Affiliate Marketing Analytics: Key Metrics and Definitions
Start with clear definitions so reporting remains consistent across teams. Core terms include:
- Clicks — the number of times an affiliate link is clicked. Often measured as raw clicks and adjusted clicks (filtered for bots and duplicates).
- Conversions — completed, tracked actions (sales, leads, signups) attributed to an affiliate.
- Conversion Rate (CR) — conversions divided by clicks or sessions, expressed as a percentage.
- Revenue and Commission — gross revenue associated with conversions and the affiliate payout agreed in the program.
- ROI — return on investment; in affiliate contexts this can mean net revenue after partner payouts, or a broader campaign-level ROI including ad spend and creative costs.
- Attribution — rules that determine which touchpoint gets credit for the conversion (last-click, time-decay, multi-touch).
A.C.T. Framework: Acquire, Convert, Track
The A.C.T. Framework is a compact checklist that standardizes measurement and improves decision quality:
- Acquire — standardize tracking links, UTM parameters, and source identifiers when onboarding affiliates.

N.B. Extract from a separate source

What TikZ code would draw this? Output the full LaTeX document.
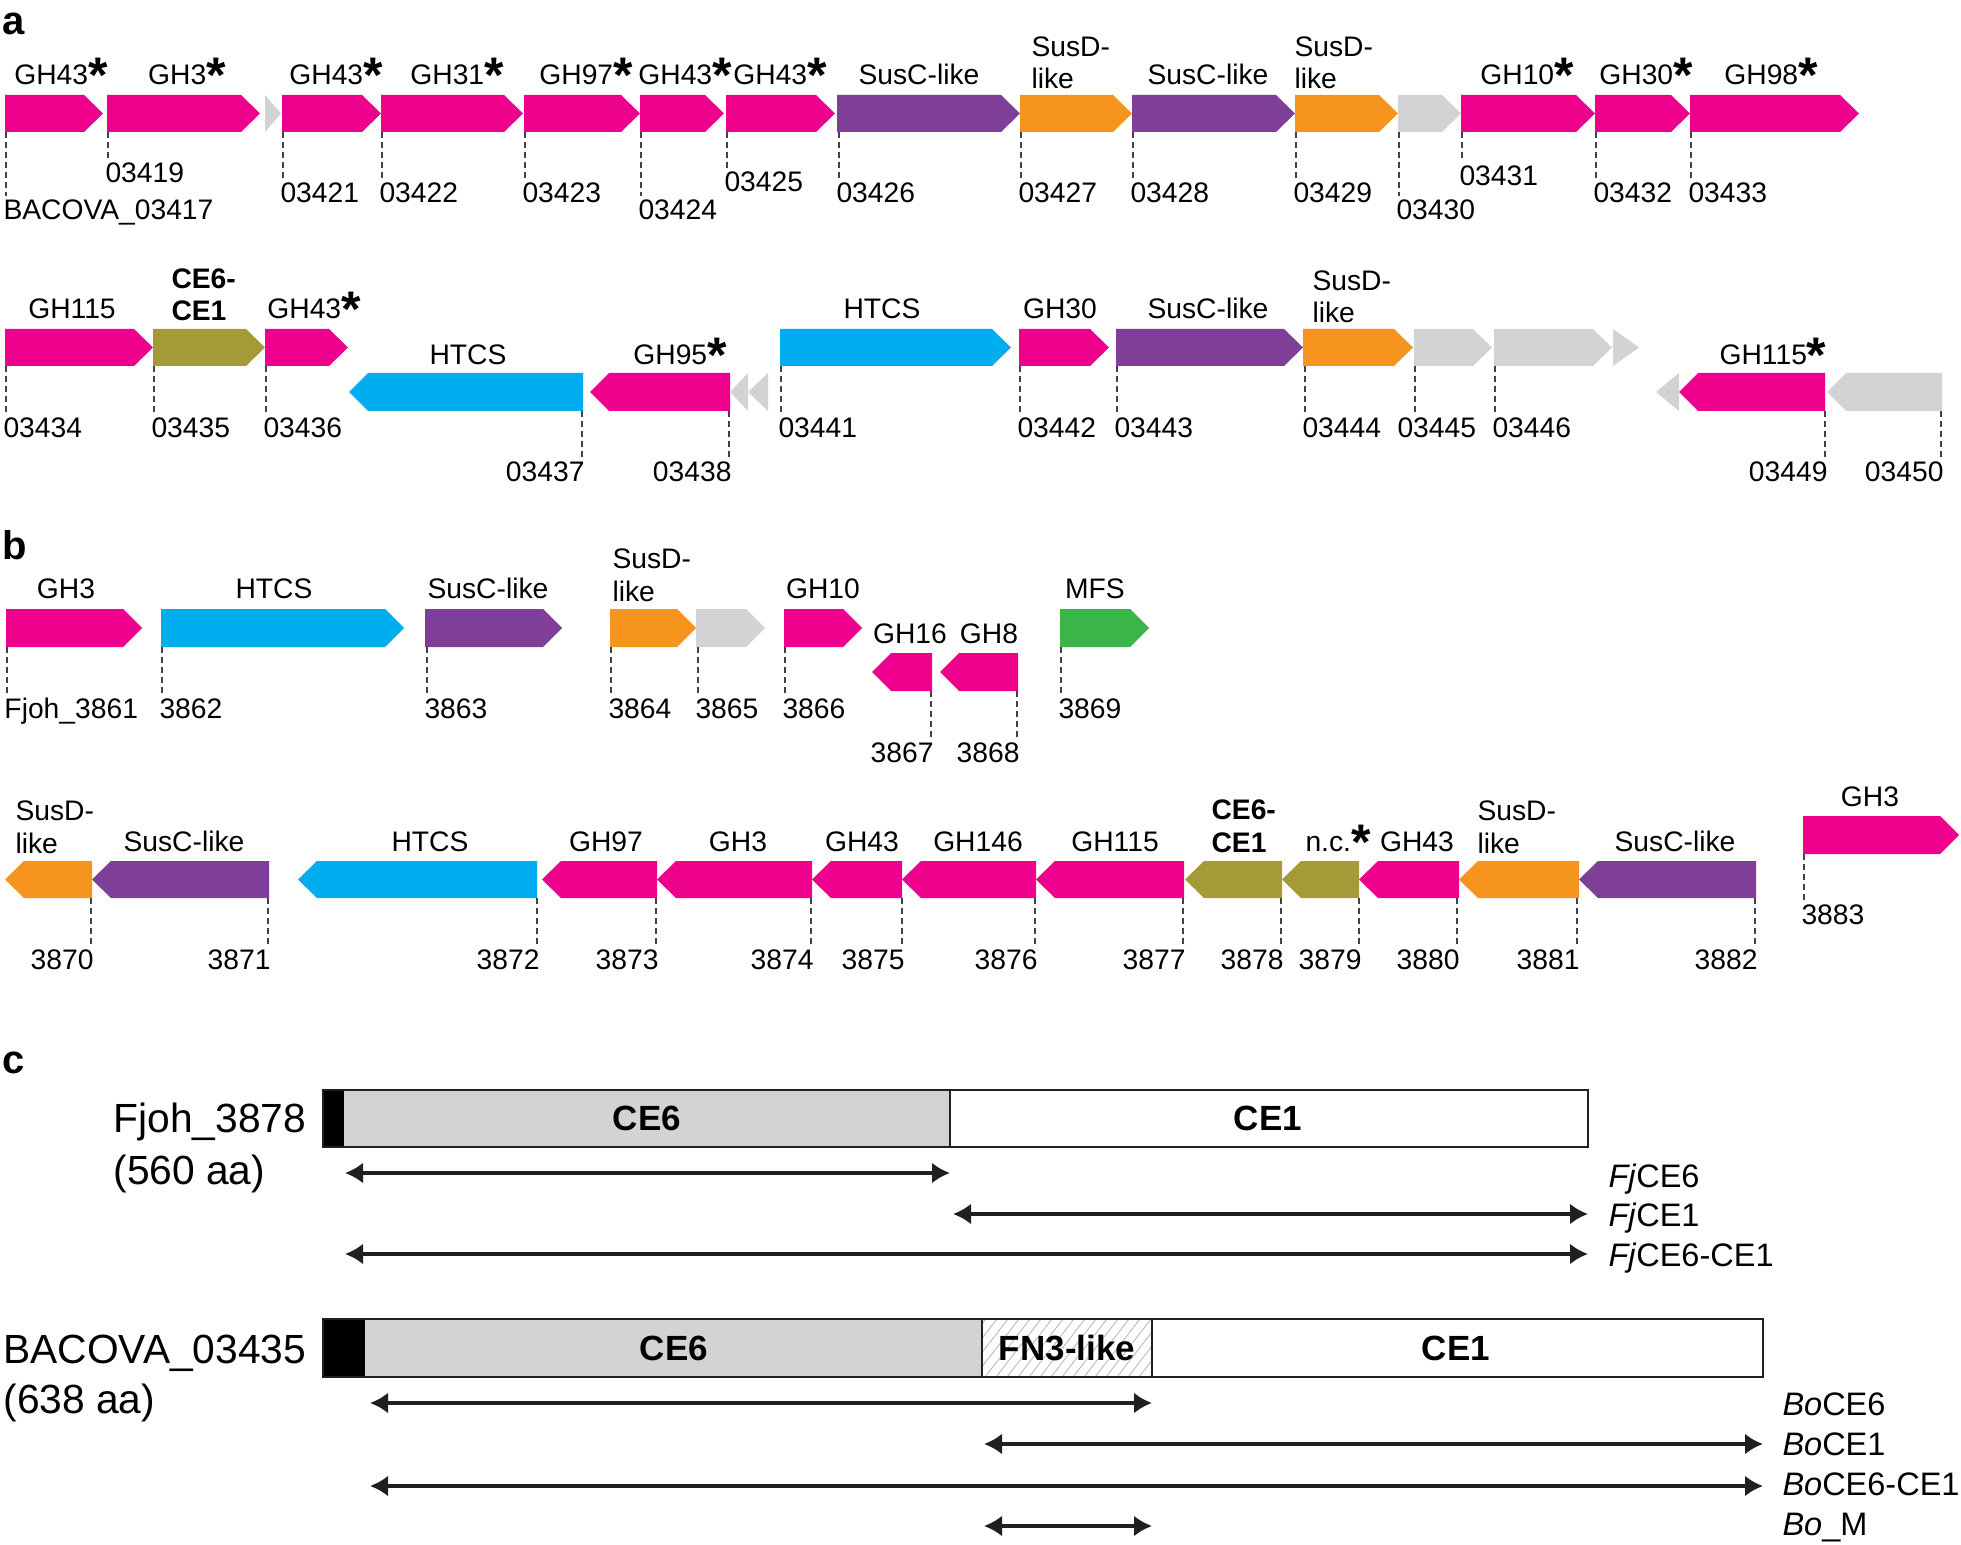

- Convert — instrument conversion events consistently at the point of sale or lead completion; include revenue values and SKU details where possible.
- Track — choose an attribution model, validate event integrity, and reconcile affiliate platform reports with server-side data.
Checklist (quick)
- Create a naming convention for UTMs and affiliate IDs.
- Implement server-side event logging for critical conversions.
- Document the attribution window and model in program terms.
- Schedule weekly reconciliation between affiliate network data and the merchant’s analytics.
How to Measure Clicks, Conversions, and ROI
Clicks are the simplest metric but must be cleansed (bot filtering, duplicate clicks). Conversions should be measured both by the affiliate platform and by server-side events to catch discrepancies. ROI requires combining revenue, affiliate payouts, and any related costs (creative, tracking fees).
Practical steps
- Define a single source of truth for conversions (e.g., server-side order receipt) and ensure affiliate pixels or postback URLs mirror that source.
- Calculate EPC (earnings per click) and CPA (cost per acquisition) to compare affiliate performance quickly.
- Compute net ROI: (Revenue − Affiliate Payouts − Campaign Costs) / (Affiliate Payouts + Campaign Costs) — or align with internal finance definitions.
Real-world scenario
Example: An affiliate drives 5,000 clicks in a month. The merchant records 125 conversions (2.5% conversion rate). Average revenue per conversion is $80. Total revenue = 125 × $80 = $10,000. If affiliate payouts total $2,000 and creative/management costs are $500, net ROI = (10,000 − 2,000 − 500) / (2,000 + 500) = 7,500 / 2,500 = 3.0 (300%). EPC = 10,000 / 5,000 = $2.00 per click; CPA = 2,000 / 125 = $16 per conversion. Those numbers reveal whether to scale that affiliate by comparing CPA to target customer acquisition cost.
Attribution and Common Mistakes
Attribution choices change perceived performance. Last-click attribution is simple but may over-credit certain channels. Multi-touch models provide nuance but increase complexity. Common mistakes include:
- Relying solely on the affiliate network’s dashboard without reconciling to server logs.
- Not standardizing UTM parameters, causing fractured source data in analytics platforms.
- Ignoring cookie expiry and device-switch behavior that breaks attribution links.
Trade-offs
- Accuracy vs. complexity: server-side tracking improves accuracy but requires engineering effort.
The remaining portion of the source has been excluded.